SUPPLIED INFORMATION:

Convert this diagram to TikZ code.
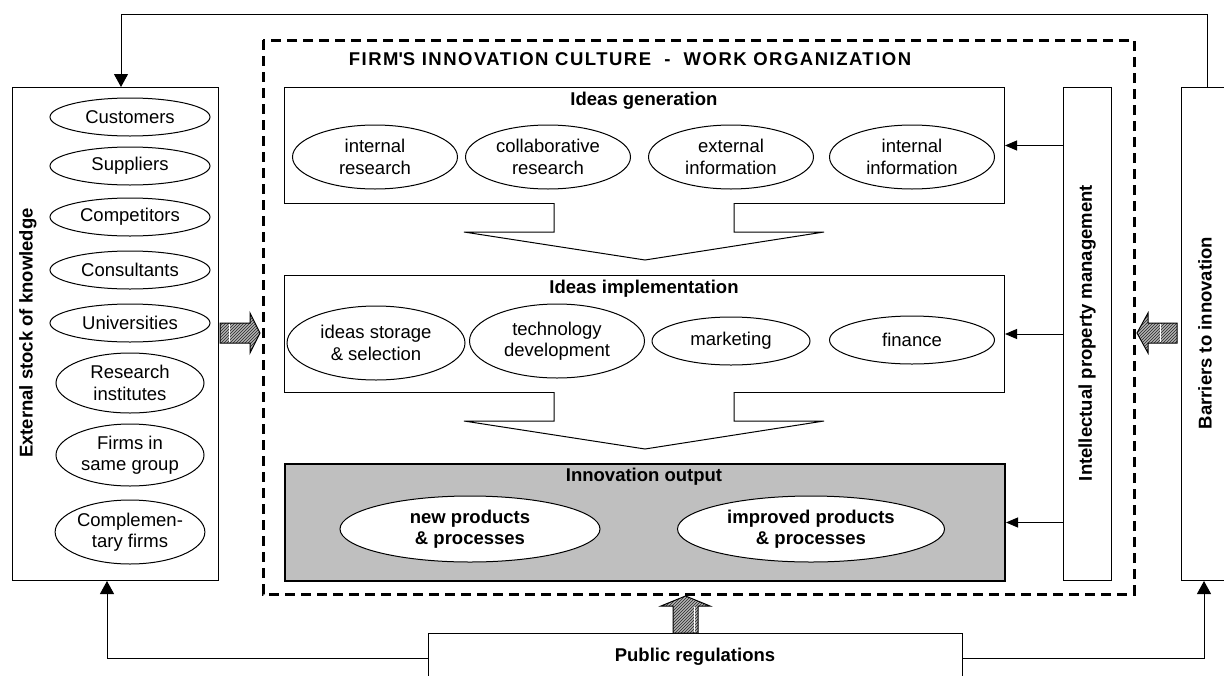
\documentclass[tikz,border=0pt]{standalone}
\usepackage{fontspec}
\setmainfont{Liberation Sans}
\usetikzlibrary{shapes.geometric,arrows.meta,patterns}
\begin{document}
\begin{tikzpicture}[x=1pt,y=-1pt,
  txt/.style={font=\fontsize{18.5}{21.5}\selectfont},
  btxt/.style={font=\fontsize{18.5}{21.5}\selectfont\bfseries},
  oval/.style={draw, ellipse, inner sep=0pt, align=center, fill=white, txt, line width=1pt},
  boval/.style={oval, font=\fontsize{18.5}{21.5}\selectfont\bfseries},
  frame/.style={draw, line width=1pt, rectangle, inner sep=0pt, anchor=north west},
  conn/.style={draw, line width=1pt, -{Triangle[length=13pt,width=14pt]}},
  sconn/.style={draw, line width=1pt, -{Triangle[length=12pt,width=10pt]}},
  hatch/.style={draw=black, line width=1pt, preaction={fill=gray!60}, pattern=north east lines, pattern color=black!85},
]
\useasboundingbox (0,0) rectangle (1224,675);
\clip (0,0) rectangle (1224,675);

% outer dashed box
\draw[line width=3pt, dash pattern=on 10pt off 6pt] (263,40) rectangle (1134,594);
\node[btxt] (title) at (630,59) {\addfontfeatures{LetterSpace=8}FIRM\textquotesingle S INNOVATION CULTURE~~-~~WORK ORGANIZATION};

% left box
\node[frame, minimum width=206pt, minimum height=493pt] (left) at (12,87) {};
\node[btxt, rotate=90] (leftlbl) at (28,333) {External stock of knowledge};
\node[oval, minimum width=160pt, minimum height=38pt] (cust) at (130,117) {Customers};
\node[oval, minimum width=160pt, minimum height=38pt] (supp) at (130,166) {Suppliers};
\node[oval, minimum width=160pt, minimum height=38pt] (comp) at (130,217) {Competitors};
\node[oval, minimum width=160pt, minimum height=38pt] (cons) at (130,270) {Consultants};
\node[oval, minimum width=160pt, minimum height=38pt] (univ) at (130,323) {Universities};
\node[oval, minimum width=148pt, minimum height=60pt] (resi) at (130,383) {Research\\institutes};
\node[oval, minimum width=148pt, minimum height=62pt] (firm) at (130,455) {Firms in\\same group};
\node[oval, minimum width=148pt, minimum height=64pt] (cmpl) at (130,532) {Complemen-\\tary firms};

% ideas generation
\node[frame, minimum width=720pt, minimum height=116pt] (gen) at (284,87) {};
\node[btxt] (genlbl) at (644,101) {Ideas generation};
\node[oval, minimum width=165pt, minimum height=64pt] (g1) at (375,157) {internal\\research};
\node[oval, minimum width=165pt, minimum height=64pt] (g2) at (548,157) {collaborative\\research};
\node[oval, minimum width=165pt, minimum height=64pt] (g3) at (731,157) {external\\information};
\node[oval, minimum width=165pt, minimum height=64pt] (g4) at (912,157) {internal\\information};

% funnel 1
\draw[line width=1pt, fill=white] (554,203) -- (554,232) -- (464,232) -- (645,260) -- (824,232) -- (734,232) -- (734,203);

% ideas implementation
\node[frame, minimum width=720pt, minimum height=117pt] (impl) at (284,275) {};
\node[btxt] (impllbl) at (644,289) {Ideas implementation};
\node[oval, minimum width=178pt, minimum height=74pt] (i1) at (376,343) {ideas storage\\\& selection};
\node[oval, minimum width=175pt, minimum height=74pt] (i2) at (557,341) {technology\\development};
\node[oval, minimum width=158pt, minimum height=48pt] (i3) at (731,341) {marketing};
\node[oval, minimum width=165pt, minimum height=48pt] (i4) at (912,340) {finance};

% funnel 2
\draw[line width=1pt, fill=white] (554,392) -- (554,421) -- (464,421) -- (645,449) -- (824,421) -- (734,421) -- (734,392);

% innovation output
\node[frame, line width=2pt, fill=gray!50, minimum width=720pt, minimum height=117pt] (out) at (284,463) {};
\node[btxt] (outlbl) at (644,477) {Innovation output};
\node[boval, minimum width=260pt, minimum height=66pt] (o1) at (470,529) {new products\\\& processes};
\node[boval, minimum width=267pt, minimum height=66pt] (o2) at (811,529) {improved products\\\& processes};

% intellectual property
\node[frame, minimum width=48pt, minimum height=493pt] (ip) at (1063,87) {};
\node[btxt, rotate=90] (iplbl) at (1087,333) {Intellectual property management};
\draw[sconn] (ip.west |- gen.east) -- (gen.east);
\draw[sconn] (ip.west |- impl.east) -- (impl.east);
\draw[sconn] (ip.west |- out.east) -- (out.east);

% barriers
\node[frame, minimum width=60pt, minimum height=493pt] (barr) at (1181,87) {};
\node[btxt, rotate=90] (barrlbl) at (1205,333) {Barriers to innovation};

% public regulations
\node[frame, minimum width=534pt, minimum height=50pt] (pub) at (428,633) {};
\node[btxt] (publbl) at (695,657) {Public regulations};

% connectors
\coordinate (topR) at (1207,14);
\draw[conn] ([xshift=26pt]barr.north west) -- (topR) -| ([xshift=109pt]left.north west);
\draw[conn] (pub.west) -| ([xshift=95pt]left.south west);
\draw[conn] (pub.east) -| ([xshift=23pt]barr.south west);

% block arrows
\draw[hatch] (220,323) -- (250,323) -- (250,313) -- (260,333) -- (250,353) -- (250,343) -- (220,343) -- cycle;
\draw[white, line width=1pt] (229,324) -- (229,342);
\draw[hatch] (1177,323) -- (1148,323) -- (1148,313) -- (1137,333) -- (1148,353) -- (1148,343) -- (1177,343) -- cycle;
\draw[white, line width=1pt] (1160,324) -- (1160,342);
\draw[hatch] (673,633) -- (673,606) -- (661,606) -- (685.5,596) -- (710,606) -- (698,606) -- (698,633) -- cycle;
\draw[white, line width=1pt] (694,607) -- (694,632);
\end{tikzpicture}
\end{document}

WHAT TO WORK ON:
Copy each line in full and exactly, omitting any picture.

COMPLETED EXERCISE:
Convert this diagram to TikZ code.
\documentclass[tikz,border=0pt]{standalone}
\usepackage{fontspec}
\setmainfont{Liberation Sans}
\usetikzlibrary{shapes.geometric,arrows.meta,patterns}
\begin{document}
\begin{tikzpicture}[x=1pt,y=-1pt,
  txt/.style={font=\fontsize{18.5}{21.5}\selectfont},
  btxt/.style={font=\fontsize{18.5}{21.5}\selectfont\bfseries},
  oval/.style={draw, ellipse, inner sep=0pt, align=center, fill=white, txt, line width=1pt},
  boval/.style={oval, font=\fontsize{18.5}{21.5}\selectfont\bfseries},
  frame/.style={draw, line width=1pt, rectangle, inner sep=0pt, anchor=north west},
  conn/.style={draw, line width=1pt, -{Triangle[length=13pt,width=14pt]}},
  sconn/.style={draw, line width=1pt, -{Triangle[length=12pt,width=10pt]}},
  hatch/.style={draw=black, line width=1pt, preaction={fill=gray!60}, pattern=north east lines, pattern color=black!85},
]
\useasboundingbox (0,0) rectangle (1224,675);
\clip (0,0) rectangle (1224,675);

% outer dashed box
\draw[line width=3pt, dash pattern=on 10pt off 6pt] (263,40) rectangle (1134,594);
\node[btxt] (title) at (630,59) {\addfontfeatures{LetterSpace=8}FIRM\textquotesingle S INNOVATION CULTURE~~-~~WORK ORGANIZATION};

% left box
\node[frame, minimum width=206pt, minimum height=493pt] (left) at (12,87) {};
\node[btxt, rotate=90] (leftlbl) at (28,333) {External stock of knowledge};
\node[oval, minimum width=160pt, minimum height=38pt] (cust) at (130,117) {Customers};
\node[oval, minimum width=160pt, minimum height=38pt] (supp) at (130,166) {Suppliers};
\node[oval, minimum width=160pt, minimum height=38pt] (comp) at (130,217) {Competitors};
\node[oval, minimum width=160pt, minimum height=38pt] (cons) at (130,270) {Consultants};
\node[oval, minimum width=160pt, minimum height=38pt] (univ) at (130,323) {Universities};
\node[oval, minimum width=148pt, minimum height=60pt] (resi) at (130,383) {Research\\institutes};
\node[oval, minimum width=148pt, minimum height=62pt] (firm) at (130,455) {Firms in\\same group};
\node[oval, minimum width=148pt, minimum height=64pt] (cmpl) at (130,532) {Complemen-\\tary firms};

% ideas generation
\node[frame, minimum width=720pt, minimum height=116pt] (gen) at (284,87) {};
\node[btxt] (genlbl) at (644,101) {Ideas generation};
\node[oval, minimum width=165pt, minimum height=64pt] (g1) at (375,157) {internal\\research};
\node[oval, minimum width=165pt, minimum height=64pt] (g2) at (548,157) {collaborative\\research};
\node[oval, minimum width=165pt, minimum height=64pt] (g3) at (731,157) {external\\information};
\node[oval, minimum width=165pt, minimum height=64pt] (g4) at (912,157) {internal\\information};

% funnel 1
\draw[line width=1pt, fill=white] (554,203) -- (554,232) -- (464,232) -- (645,260) -- (824,232) -- (734,232) -- (734,203);

% ideas implementation
\node[frame, minimum width=720pt, minimum height=117pt] (impl) at (284,275) {};
\node[btxt] (impllbl) at (644,289) {Ideas implementation};
\node[oval, minimum width=178pt, minimum height=74pt] (i1) at (376,343) {ideas storage\\\& selection};
\node[oval, minimum width=175pt, minimum height=74pt] (i2) at (557,341) {technology\\development};
\node[oval, minimum width=158pt, minimum height=48pt] (i3) at (731,341) {marketing};
\node[oval, minimum width=165pt, minimum height=48pt] (i4) at (912,340) {finance};

% funnel 2
\draw[line width=1pt, fill=white] (554,392) -- (554,421) -- (464,421) -- (645,449) -- (824,421) -- (734,421) -- (734,392);

% innovation output
\node[frame, line width=2pt, fill=gray!50, minimum width=720pt, minimum height=117pt] (out) at (284,463) {};
\node[btxt] (outlbl) at (644,477) {Innovation output};
\node[boval, minimum width=260pt, minimum height=66pt] (o1) at (470,529) {new products\\\& processes};
\node[boval, minimum width=267pt, minimum height=66pt] (o2) at (811,529) {improved products\\\& processes};

% intellectual property
\node[frame, minimum width=48pt, minimum height=493pt] (ip) at (1063,87) {};
\node[btxt, rotate=90] (iplbl) at (1087,333) {Intellectual property management};
\draw[sconn] (ip.west |- gen.east) -- (gen.east);
\draw[sconn] (ip.west |- impl.east) -- (impl.east);
\draw[sconn] (ip.west |- out.east) -- (out.east);

% barriers
\node[frame, minimum width=60pt, minimum height=493pt] (barr) at (1181,87) {};
\node[btxt, rotate=90] (barrlbl) at (1205,333) {Barriers to innovation};

% public regulations
\node[frame, minimum width=534pt, minimum height=50pt] (pub) at (428,633) {};
\node[btxt] (publbl) at (695,657) {Public regulations};

% connectors
\coordinate (topR) at (1207,14);
\draw[conn] ([xshift=26pt]barr.north west) -- (topR) -| ([xshift=109pt]left.north west);
\draw[conn] (pub.west) -| ([xshift=95pt]left.south west);
\draw[conn] (pub.east) -| ([xshift=23pt]barr.south west);

% block arrows
\draw[hatch] (220,323) -- (250,323) -- (250,313) -- (260,333) -- (250,353) -- (250,343) -- (220,343) -- cycle;
\draw[white, line width=1pt] (229,324) -- (229,342);
\draw[hatch] (1177,323) -- (1148,323) -- (1148,313) -- (1137,333) -- (1148,353) -- (1148,343) -- (1177,343) -- cycle;
\draw[white, line width=1pt] (1160,324) -- (1160,342);
\draw[hatch] (673,633) -- (673,606) -- (661,606) -- (685.5,596) -- (710,606) -- (698,606) -- (698,633) -- cycle;
\draw[white, line width=1pt] (694,607) -- (694,632);
\end{tikzpicture}
\end{document}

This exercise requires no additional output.